### What is being asked
Print exactly the lines from the first one down to the line that contains "const ledPatterns = [ledContinuous, ledIrregular, ledError];", both included, and skip the pictures.

### Information provided
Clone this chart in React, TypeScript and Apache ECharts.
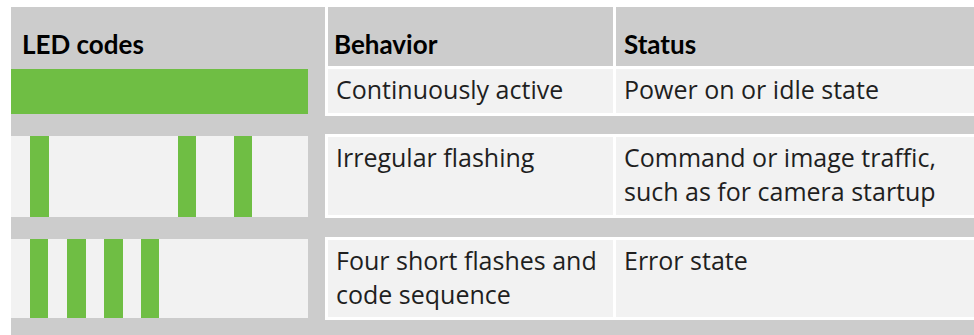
import React, { useEffect, useRef } from "react";
import * as echarts from "echarts";

// ---------- data ----------
const headers = ["LED codes", "Behavior", "Status"];
const behaviors = [
  "Continuously active",
  "Irregular flashing",
  "Four short flashes and\ncode sequence",
];
const statuses = [
  "Power on or idle state",
  "Command or image traffic,\nsuch as for camera startup",
  "Error state",
];
// LED time line (arbitrary time units) and "on" intervals [start, end]
const ledTimeMax = 297;
const ledContinuous = [[0, 297]];
const ledIrregular = [[19, 38], [167, 185], [223, 241]];
const ledError = [[19, 37], [56, 75], [93, 112], [130, 148]];
const ledPatterns = [ledContinuous, ledIrregular, ledError];

// ---------- layout & style ----------
const W = 974;
const H = 335;
const C = {
  gray: "#cccccc",
  light: "#f2f2f2",
  white: "#ffffff",
  green: "#6fbe44",
  text: "#1f1f1f",
  head: "#000000",
};
const BG_X = 11;
const BG_Y = 7;
const LED_X = 11;
const LED_W = 297;
const LED_ROWS = [
  { top: 69, h: 45 },
  { top: 136, h: 81 },
  { top: 239, h: 79 },
];
const TBL_X = 325;
const COLS = [
  { x: 328, w: 285 },
  { x: 616, w: 380 },
];
const HEADER = { top: 7, bottom: 66 };
const ROWS = [
  { top: 69, bottom: 113 },
  { top: 137, bottom: 215 },
  { top: 240, bottom: 317 },
];
const BLOCKS = [
  { top: 7, bottom: 116 },
  { top: 134, bottom: 218 },
  { top: 237, bottom: 320 },
];
const HEAD_FONT = { family: "Lato", size: 26, weight: "bold" as const };
const BODY_FONT = { family: "Open Sans", size: 25, weight: "normal" as const };
const LINE_H = 34;
const HEAD_BASE = 54;
const ROW_BASE = [99, 167, 270];
const HEAD_X = [22, 334, 624];
const BODY_X = [336, 624];

function textEl(text: string, x: number, baseline: number, font: typeof HEAD_FONT | typeof BODY_FONT, fill: string) {
  const y = baseline - LINE_H / 2 - 0.388 * font.size;
  return {
    type: "text",
    z: 5,
    silent: true,
    x,
    y,
    style: {
      text,
      fill,
      fontFamily: font.family,
      fontSize: font.size,
      fontWeight: font.weight,
      lineHeight: LINE_H,
      textAlign: "left",
      textVerticalAlign: "top",
    },
  };
}

export default function App() {
  const ref = useRef<HTMLDivElement>(null);

  useEffect(() => {
    if (!ref.current) return;
    const chart = echarts.init(ref.current, undefined, { renderer: "svg" });

    const elements: any[] = [];
    elements.push({
      type: "rect",
      z: 0,
      silent: true,
      shape: { x: BG_X, y: BG_Y, width: W - BG_X, height: H - BG_Y },
      style: { fill: C.gray },
    });
    LED_ROWS.forEach((r) =>
      elements.push({
        type: "rect",
        z: 1,
        silent: true,
        shape: { x: LED_X, y: r.top, width: LED_W, height: r.h },
        style: { fill: C.light },
      })
    );
    BLOCKS.forEach((b) =>
      elements.push({
        type: "rect",
        z: 1,
        silent: true,
        shape: { x: TBL_X, y: b.top, width: W - TBL_X + 20, height: b.bottom - b.top },
        style: { fill: C.white },
      })
    );
    COLS.forEach((c) => {
      elements.push({
        type: "rect",
        z: 2,
        silent: true,
        shape: { x: c.x, y: HEADER.top, width: c.w, height: HEADER.bottom - HEADER.top },
        style: { fill: C.gray },
      });
      ROWS.forEach((r) =>
        elements.push({
          type: "rect",
          z: 2,
          silent: true,
          shape: { x: c.x, y: r.top, width: c.w, height: r.bottom - r.top },
          style: { fill: C.light },
        })
      );
    });
    headers.forEach((h, i) => elements.push(textEl(h, HEAD_X[i], HEAD_BASE, HEAD_FONT, C.head)));
    behaviors.forEach((t, i) => elements.push(textEl(t, BODY_X[0], ROW_BASE[i], BODY_FONT, C.text)));
    statuses.forEach((t, i) => elements.push(textEl(t, BODY_X[1], ROW_BASE[i], BODY_FONT, C.text)));

    chart.setOption({
      animation: false,
      graphic: { elements },
      grid: LED_ROWS.map((r) => ({
        left: LED_X,
        top: r.top,
        width: LED_W,
        height: r.h,
        show: false,
        containLabel: false,
      })),
      xAxis: LED_ROWS.map((_, i) => ({
        type: "value",
        gridIndex: i,
        min: 0,
        max: ledTimeMax,
        show: false,
      })),
      yAxis: LED_ROWS.map((_, i) => ({
        type: "value",
        gridIndex: i,
        min: 0,
        max: 1,
        show: false,
      })),
      series: ledPatterns.map((data, i) => ({
        type: "custom",
        xAxisIndex: i,
        yAxisIndex: i,
        z: 10,
        silent: true,
        data,
        encode: { x: [0, 1] },
        renderItem: (params: any, api: any) => {
          const p0 = api.coord([api.value(0), 1]);
          const p1 = api.coord([api.value(1), 0]);
          return {
            type: "rect",
            shape: { x: p0[0], y: p0[1], width: p1[0] - p0[0], height: p1[1] - p0[1] },
            style: { fill: C.green },
          };
        },
      })),
    });

    return () => chart.dispose();
  }, []);

  return (
    <div
      ref={ref}
      style={{ position: "absolute", left: 0, top: 0, width: W, height: H }}
    />
  );
}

### Full output
Clone this chart in React, TypeScript and Apache ECharts.
import React, { useEffect, useRef } from "react";
import * as echarts from "echarts";

// ---------- data ----------
const headers = ["LED codes", "Behavior", "Status"];
const behaviors = [
  "Continuously active",
  "Irregular flashing",
  "Four short flashes and\ncode sequence",
];
const statuses = [
  "Power on or idle state",
  "Command or image traffic,\nsuch as for camera startup",
  "Error state",
];
// LED time line (arbitrary time units) and "on" intervals [start, end]
const ledTimeMax = 297;
const ledContinuous = [[0, 297]];
const ledIrregular = [[19, 38], [167, 185], [223, 241]];
const ledError = [[19, 37], [56, 75], [93, 112], [130, 148]];
const ledPatterns = [ledContinuous, ledIrregular, ledError];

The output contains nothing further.